On the Margins
Jim Webb gets it half right when he talks of "marginalized" white Americans put at disadvantage by "state-sponsored racism". Webb is correct when he states that many whites face the same difficulties as black Americans. What he gets wrong is the cause. Poverty among whites is not the result of state-sponsored racism. State-sponsored corporate economic policies are more the reason. Those policies are not racist. They are simply predatory. Neither race nor official preferences are protection from a winner-take-all economy where few are winners.
Black and white Americans have always suffered from economic disadvantage. They shared a common interest in ending exploitation and injustice. But race kept them apart, keeping a majority from acting in their common interest. Divide and rule has long been a successful model for minority rule.
Webb's remarks come at the end of an interesting week. Race bubbled to the surface of public discussion with the on-line lynching of a black official. Her merest hint of racial hostility and resentment toward whites earned an immediate dismissal from office. In contrast, white officials with verified histories of discrimination against blacks were never fired. State-sponsored racial animus does not flow against whites in this picture.

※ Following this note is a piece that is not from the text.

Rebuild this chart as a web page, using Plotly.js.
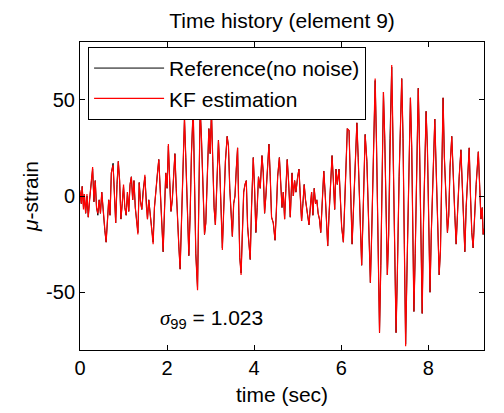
<!DOCTYPE html>
<html>
<head>
<meta charset="utf-8">
<script src="https://cdn.plot.ly/plotly-3.0.1.min.js"></script>
<style>html,body{margin:0;padding:0;background:#fff;}#chart{width:504px;height:413px;}</style>
</head>
<body>
<div id="chart"></div>
<script>
// time in seconds
const time = [0.00,0.03,0.05,0.08,0.10,0.13,0.16,0.19,0.22,0.25,
0.29,0.32,0.35,0.38,0.41,0.44,0.47,0.50,0.53,0.57,
0.60,0.63,0.66,0.69,0.72,0.76,0.79,0.82,0.85,0.88,
0.91,0.94,0.97,1.00,1.03,1.06,1.09,1.12,1.15,1.18,
1.21,1.24,1.27,1.30,1.33,1.36,1.39,1.42,1.45,1.49,
1.52,1.55,1.58,1.61,1.64,1.68,1.71,1.74,1.78,1.81,
1.84,1.87,1.91,1.94,1.97,2.00,2.03,2.06,2.09,2.12,
2.15,2.18,2.21,2.24,2.27,2.30,2.33,2.36,2.40,2.43,
2.46,2.50,2.53,2.56,2.60,2.63,2.66,2.70,2.73,2.76,
2.79,2.83,2.86,2.89,2.92,2.96,2.99,3.02,3.05,3.08,
3.11,3.14,3.18,3.21,3.24,3.27,3.30,3.34,3.38,3.41,
3.44,3.47,3.50,3.53,3.56,3.59,3.62,3.65,3.67,3.70,
3.73,3.76,3.79,3.82,3.85,3.88,3.91,3.94,3.98,4.01,
4.04,4.07,4.10,4.14,4.18,4.21,4.24,4.27,4.30,4.34,
4.37,4.40,4.44,4.48,4.51,4.54,4.58,4.61,4.64,4.67,
4.70,4.73,4.76,4.79,4.83,4.87,4.90,4.93,4.96,5.00,
5.03,5.06,5.09,5.12,5.15,5.18,5.22,5.26,5.29,5.32,
5.35,5.38,5.41,5.44,5.47,5.50,5.53,5.56,5.60,5.63,
5.66,5.69,5.72,5.75,5.79,5.82,5.85,5.88,5.91,5.95,
5.98,6.01,6.05,6.08,6.11,6.14,6.18,6.21,6.25,6.28,
6.31,6.36,6.39,6.43,6.47,6.50,6.55,6.59,6.63,6.67,
6.70,6.74,6.78,6.81,6.85,6.88,6.91,6.94,6.97,7.00,
7.03,7.06,7.09,7.12,7.16,7.19,7.23,7.26,7.29,7.33,
7.39,7.42,7.45,7.48,7.51,7.55,7.59,7.62,7.64,7.67,
7.70,7.73,7.77,7.80,7.83,7.86,7.89,7.92,7.95,7.98,
8.01,8.04,8.07,8.11,8.15,8.18,8.22,8.25,8.28,8.31,
8.34,8.37,8.41,8.44,8.47,8.50,8.54,8.57,8.61,8.64,
8.67,8.71,8.75,8.78,8.81,8.84,8.87,8.91,8.94,8.97,
9.00,9.03,9.06,9.10,9.15,9.18,9.21,9.24,9.26,9.28];

// reference strain (no noise), micro-strain
const refStrain = [2,-4,5,-6,1,-9,0,-11,-2,6,
14,-3,8,-6,-10,-2,-9,2,-8,-18,
-24,-14,-2,-10,12,17,2,-14,6,18,
8,-12,-4,5,-6,-10,2,-8,6,10,
-2,8,-6,-12,-19,7,-3,-7,3,10,
-4,-12,-2,-8,-16,-24,-6,4,12,19,
2,-14,-29,-8,12,4,26,8,-8,-2,
10,22,4,-16,-26,-38,-12,18,40,20,
-8,-31,-10,22,46,12,-30,-48,-8,46,
30,-4,-20,-14,10,35,22,44,18,-6,
-15,4,29,14,-10,-27,-8,18,31,26,
4,-12,-21,-4,0,14,25,-10,-32,-40,
-20,2,6,8,-16,-26,-33,-6,20,4,
-19,-6,10,4,21,12,-9,0,14,27,
10,-11,-14,-23,-8,10,20,4,-6,2,
-12,4,19,8,-11,12,0,8,2,10,
14,0,-13,-4,6,-2,-8,-15,-6,2,
-10,4,-4,-2,-9,-12,-19,-6,13,2,
-14,-26,-10,6,21,8,-7,14,6,14,
0,-16,-24,-4,20,35,34,10,-25,-8,
7,38,20,-10,-36,-12,32,18,-20,-45,
-20,20,60,28,-30,-71,-36,10,54,30,
-10,-41,-20,30,67,30,-20,-71,-40,10,
61,30,-25,-77,-40,10,51,25,-20,-60,
-30,10,56,25,-20,-61,-14,10,44,25,
-10,-50,-19,10,40,15,-15,-41,-28,10,
51,20,-5,-19,-10,15,31,10,-10,-25,
-8,10,24,5,-12,-29,-6,12,25,0,
-19,-27,-10,6,23,8,-12,-6,-20,-17];

// Kalman filter estimate, micro-strain
const kfStrain = [3,-4,5,-7,1,-9,1,-11,-2,6,
15,-3,8,-6,-9,-2,-9,2,-8,-17,
-24,-14,-2,-10,12,16,2,-14,6,18,
8,-12,-4,6,-6,-10,2,-8,6,10,
-2,8,-6,-12,-20,7,-3,-7,3,11,
-4,-12,-2,-8,-16,-25,-6,4,12,19,
2,-14,-29,-8,12,4,27,8,-8,-2,
10,22,4,-16,-26,-38,-12,18,41,20,
-8,-31,-10,22,46,12,-30,-49,-8,46,
30,-4,-20,-14,10,35,22,44,18,-6,
-15,4,29,14,-10,-28,-8,18,31,26,
4,-12,-21,-4,0,14,25,-10,-32,-41,
-20,2,6,8,-16,-26,-33,-6,20,4,
-19,-6,10,4,21,12,-9,0,14,27,
10,-11,-14,-23,-8,10,20,4,-6,2,
-12,4,19,8,-11,12,0,8,2,10,
14,0,-13,-4,6,-2,-8,-15,-6,2,
-10,4,-4,-2,-9,-12,-19,-6,13,2,
-14,-26,-10,6,21,8,-7,14,6,14,
0,-16,-24,-4,20,35,34,10,-25,-8,
7,38,20,-10,-36,-12,32,18,-20,-45,
-20,20,61,28,-30,-71,-36,10,54,30,
-10,-41,-20,30,68,30,-20,-71,-40,10,
61,30,-25,-78,-40,10,51,25,-20,-60,
-30,10,56,25,-20,-61,-14,10,44,25,
-10,-50,-19,10,40,15,-15,-41,-28,10,
51,20,-5,-19,-10,15,31,10,-10,-25,
-8,10,24,5,-12,-29,-6,12,25,0,
-19,-27,-10,6,23,8,-12,-6,-20,-17];

const xTicks = [0, 2, 4, 6, 8];
const xTickText = ['0', '2', '4', '6', '8'];
const yTicks = [-50, 0, 50];
const yTickText = ['-50', '0', '50'];

const FONT = 'Liberation Sans, Arial, sans-serif';

const traces = [
  {x: time, y: refStrain, type: 'scatter', mode: 'lines', name: 'Reference(no noise)',
   line: {color: '#000000', width: 1}},
  {x: time, y: kfStrain, type: 'scatter', mode: 'lines', name: 'KF estimation',
   line: {color: '#ff0000', width: 1.2}}
];

const axisCommon = {
  showline: true, linecolor: '#000', linewidth: 1, mirror: 'ticks',
  ticks: 'inside', ticklen: 5, tickcolor: '#000', tickwidth: 1,
  showgrid: false, zeroline: false,
  tickfont: {family: FONT, size: 20, color: '#000'}
};

const layout = {
  width: 504, height: 413,
  margin: {l: 80, r: 20, t: 42, b: 63},
  paper_bgcolor: '#fff', plot_bgcolor: '#fff',
  showlegend: true,
  title: {text: 'Time history (element 9)', font: {family: FONT, size: 21, color: '#000'},
          x: 0.5, xref: 'paper', y: 0.95, yref: 'container', yanchor: 'middle'},
  xaxis: Object.assign({}, axisCommon, {
    range: [0, 9.28], tickvals: xTicks, ticktext: xTickText,
    title: {text: 'time (sec)', font: {family: FONT, size: 21, color: '#000'}, standoff: 9}
  }),
  yaxis: Object.assign({}, axisCommon, {
    range: [-80, 80], tickvals: yTicks, ticktext: yTickText,
    title: {text: '<i>μ</i>-strain', font: {family: FONT, size: 21, color: '#000'}, standoff: 1}
  }),
  legend: {
    x: 0.02, y: 0.984, xanchor: 'left', yanchor: 'top',
    bgcolor: '#fff', bordercolor: '#000', borderwidth: 1,
    font: {family: FONT, size: 21, color: '#000'},
    itemwidth: 70, tracegroupgap: 0
  },
  annotations: [{
    xref: 'x', yref: 'y', x: 1.79, y: -64, xanchor: 'left', yanchor: 'middle',
    showarrow: false,
    text: '<span style="font-family:Liberation Serif, serif"><i>σ</i></span><sub>99</sub> = 1.023',
    font: {family: FONT, size: 21, color: '#000'}
  }]
};

Plotly.newPlot('chart', traces, layout, {displayModeBar: false, staticPlot: true});
</script>
</body>
</html>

Race relations were on my mind before the week's events. I finished reading Tony Horwitz's Confederates in the Attic: Dispatches from the Unfinished Civil War in which the former war correspondent explores the contemporary landscape of the Civil War. Among the re-enactors, neo-Confederates and endless memorials, Horwitz finds a racially divided society, each with its own history. I was not entirely surprised. Most of my life I lived in proximity to black Americans but not with them. These days I hardly live near any blacks. Still, I was disappointed that the gulf is remains so great.
Race and class have bedeviled America since our earliest days. We seem to still have a long way to go. Simply electing a racially mixed president is not enough.